Sondra Peeden, a City Council candidate in Southeast Queens, New York, was originally using Nationbuilder. She is running as an independent candidate after coming in last in the Democratic primary. She said that with Nationbuilder, it had become very difficult and expensive to do certain things, adding that she had difficulty changing the template by herself and was referred to a training video for certain tasks. "After trying to upload [my voter data] by myself, I couldn't do it, then I had my campaign manager work on it for me, and between me and my campaign manager we couldn't get it done," she said. Her campaign had to employ a technology expert to address the issue, she said, and it involved calls back and forth to the West Coast with the time difference, making the process inefficient and expensive, she said.

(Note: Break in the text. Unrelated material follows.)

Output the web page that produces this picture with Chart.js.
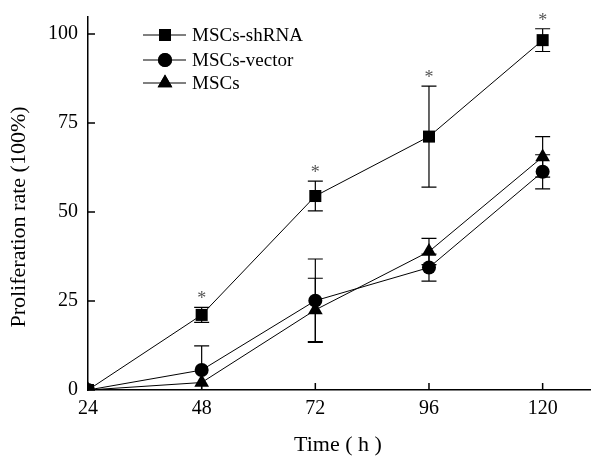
<!DOCTYPE html>
<html>
<head>
<meta charset="utf-8">
<script src="https://cdn.jsdelivr.net/npm/chart.js@4/dist/chart.umd.min.js"></script>
<style>
  html, body { margin: 0; padding: 0; background: #fff; }
  #wrap { width: 600px; height: 463px; }
</style>
</head>
<body>
<div id="wrap"><canvas id="grafProliferacion"></canvas></div>
<script>
// valores
const horas = [24, 48, 72, 96, 120]
const shRNA = [0, 21.1, 54.5, 71.2, 98.3]
const shRNAErr = [0, 2.1, 4.2, 14.2, 3.2]
const vector = [0, 5.6, 25.1, 34.4, 61.3]
const vectorErr = [0, 6.8, 11.7, 3.8, 4.8]
const mscs = [0, 2.1, 22.5, 38.9, 65.5]
const mscsErr = [0, 0, 8.9, 3.7, 5.7]
const significativo = [false, true, true, true, true]
const ticksX = [24, 48, 72, 96, 120]
const ticksY = [0, 25, 50, 75, 100]

const serif = "'Liberation Serif', 'Times New Roman', serif"

function puntos(ys) {
    return horas.map((h, i) => ({ x: h, y: ys[i] }))
}

let series = [
    { label: 'MSCs-shRNA', data: puntos(shRNA), err: shRNAErr, pointStyle: 'rect', pointRadius: 8.5 },
    { label: 'MSCs-vector', data: puntos(vector), err: vectorErr, pointStyle: 'circle', pointRadius: 7 },
    { label: 'MSCs', data: puntos(mscs), err: mscsErr, pointStyle: 'triangle', pointRadius: 8.5 },
]

const extras = {
    id: 'extras',
    beforeDatasetsDraw(chart) {
        const ctx = chart.ctx
        const x = chart.scales.x, y = chart.scales.y
        const area = chart.chartArea
        ctx.save()
        ctx.beginPath()
        ctx.rect(area.left, area.top - 20, area.right - area.left, area.bottom - area.top + 20)
        ctx.clip()
        ctx.strokeStyle = '#000'
        ctx.lineWidth = 1.2
        chart.data.datasets.forEach(ds => {
            ds.data.forEach((p, i) => {
                const e = ds.err[i]
                if (!e) return
                const px = x.getPixelForValue(p.x)
                const top = y.getPixelForValue(p.y + e)
                const bot = y.getPixelForValue(p.y - e)
                ctx.beginPath()
                ctx.moveTo(px, top); ctx.lineTo(px, bot)
                ctx.moveTo(px - 7.5, top); ctx.lineTo(px + 7.5, top)
                ctx.moveTo(px - 7.5, bot); ctx.lineTo(px + 7.5, bot)
                ctx.stroke()
            })
        })
        ctx.restore()
    },
    afterDraw(chart) {
        const ctx = chart.ctx
        const x = chart.scales.x, y = chart.scales.y
        const area = chart.chartArea
        ctx.save()
        ctx.strokeStyle = '#000'
        ctx.lineWidth = 1.5
        // marcas hacia adentro
        ctx.beginPath()
        ticksY.forEach(v => {
            const py = y.getPixelForValue(v)
            ctx.moveTo(area.left, py); ctx.lineTo(area.left + 7, py)
        })
        ticksX.forEach(v => {
            const px = x.getPixelForValue(v)
            ctx.moveTo(px, area.bottom); ctx.lineTo(px, area.bottom - 7)
        })
        ctx.stroke()

        // asteriscos
        ctx.fillStyle = '#555'
        ctx.font = '18px ' + serif
        ctx.textAlign = 'center'
        ctx.textBaseline = 'alphabetic'
        shRNA.forEach((v, i) => {
            if (!significativo[i]) return
            const px = x.getPixelForValue(horas[i])
            const py = y.getPixelForValue(v + shRNAErr[i])
            ctx.fillText('*', px, py - 3)
        })

        // titulos
        ctx.fillStyle = '#000'
        ctx.font = '22px ' + serif
        ctx.textBaseline = 'middle'
        ctx.fillText('Time ( h )', 338, 445)
        ctx.save()
        ctx.translate(19, 217)
        ctx.rotate(-Math.PI / 2)
        ctx.fillText('Proliferation rate (100%)', 0, 0)
        ctx.restore()

        // leyenda
        ctx.font = '19px ' + serif
        ctx.textAlign = 'left'
        const filas = [35, 60, 83]
        chart.data.datasets.forEach((ds, i) => {
            const fy = filas[i]
            ctx.lineWidth = 1
            ctx.beginPath()
            ctx.moveTo(143, fy); ctx.lineTo(186, fy)
            ctx.stroke()
            Chart.helpers.drawPoint(ctx, {
                pointStyle: ds.pointStyle, radius: ds.pointRadius, rotation: 0, borderWidth: 0
            }, 165, fy)
            ctx.fillStyle = '#000'
            ctx.fill()
            ctx.fillText(ds.label, 192, fy + 1)
        })
        ctx.restore()
    }
}

let grafProliferacion = new Chart(document.getElementById('grafProliferacion'), {
    type: 'line',
    data: {
        datasets: series.map(s => ({
            label: s.label,
            data: s.data,
            err: s.err,
            pointStyle: s.pointStyle,
            pointRadius: s.pointRadius,
            pointHoverRadius: s.pointRadius,
            borderColor: '#000',
            borderWidth: 1,
            pointBackgroundColor: '#000',
            pointBorderColor: '#000',
            pointBorderWidth: 0,
            tension: 0,
            clip: 0,
        }))
    },
    options: {
        responsive: true,
        maintainAspectRatio: false,
        animation: false,
        events: [],
        layout: { padding: { top: 17, right: 10, left: 0, bottom: 0 } },
        plugins: {
            legend: { display: false },
            tooltip: { enabled: false },
        },
        scales: {
            x: {
                type: 'linear',
                min: 24,
                max: 130,
                afterBuildTicks: s => { s.ticks = ticksX.map(v => ({ value: v })) },
                afterFit: s => { s.height = 73; s.paddingLeft = 0; s.paddingRight = 0 },
                grid: { display: false, drawTicks: false },
                border: { display: true, color: '#000', width: 1.5 },
                ticks: { color: '#000', padding: 7, font: { family: serif, size: 20 }, maxRotation: 0 },
            },
            y: {
                type: 'linear',
                min: 0,
                max: 104.8,
                afterBuildTicks: s => { s.ticks = ticksY.map(v => ({ value: v })) },
                afterFit: s => { s.width = 88; s.paddingTop = 0; s.paddingBottom = 0 },
                grid: { display: false, drawTicks: false },
                border: { display: true, color: '#000', width: 1.5 },
                ticks: { color: '#000', padding: 10, font: { family: serif, size: 20 } },
            },
        },
    },
    plugins: [extras],
})
</script>
</body>
</html>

In contrast, she said the backend, navigation and interface of Democracy.com were very straightforward and integrated well with other tools such as Mailchimp and social media platforms. "It's allowed my small campaign team to focus on the business of campaigning rather than use my limited resources to hire a webmaster," she said. She added that she was still learning about many Facebook tools, such as video chat, but used it more for casual, real-time communication, while Democracy.com was helpful for highlighting platform issues in a more formal way and to publicize events. She said having the Democracy.com site helped lend her campaign legitimacy, especially with low name recognition.

Move Florida Forward, a Super PAC supporting progressive candidates in Florida, is working with Democracy.com to implement it as a standard platform for its candidates. Shawna Vercher, executive director of the group, praised not only its technology but its vision. "Whereas a lot of companies focus on just the functionality of how something works," she said, she applauded Democracy.com for having "community building" and candidates in mind. Not only would it represent the group's brand of candidates in a professional way and help influence donors, she noted, but it also helps candidates meet campaign finance reporting requirements, she emphasized. "A lot of people underestimate the value of good reporting, that's the kind of thing that can get a candidate disqualified," she said, adding that the easy tools for that purpose especially benefit the campaign staff who file those reports.

Looking ahead to legislative and key municipal races in 2014, she said she expected between 30 and 50 of the group's candidates to be using the platform, Vercher said. Democracy.com is the group's first technology partner, and both are partnering to develop new functionalities for the site, she said. By the end of the year, she said she expected Democracy.com to be the group's main platform for online donations.

Yasinow, the City Council candidate in Cleveland Heights, Ohio, also praised the campaign reporting functionality, saying that it took a "click of a button" to generate the form she had to hand in. She added that the Democracy.com platform has proven so effective "that the opponent in my race has designed her own Democracy.com site."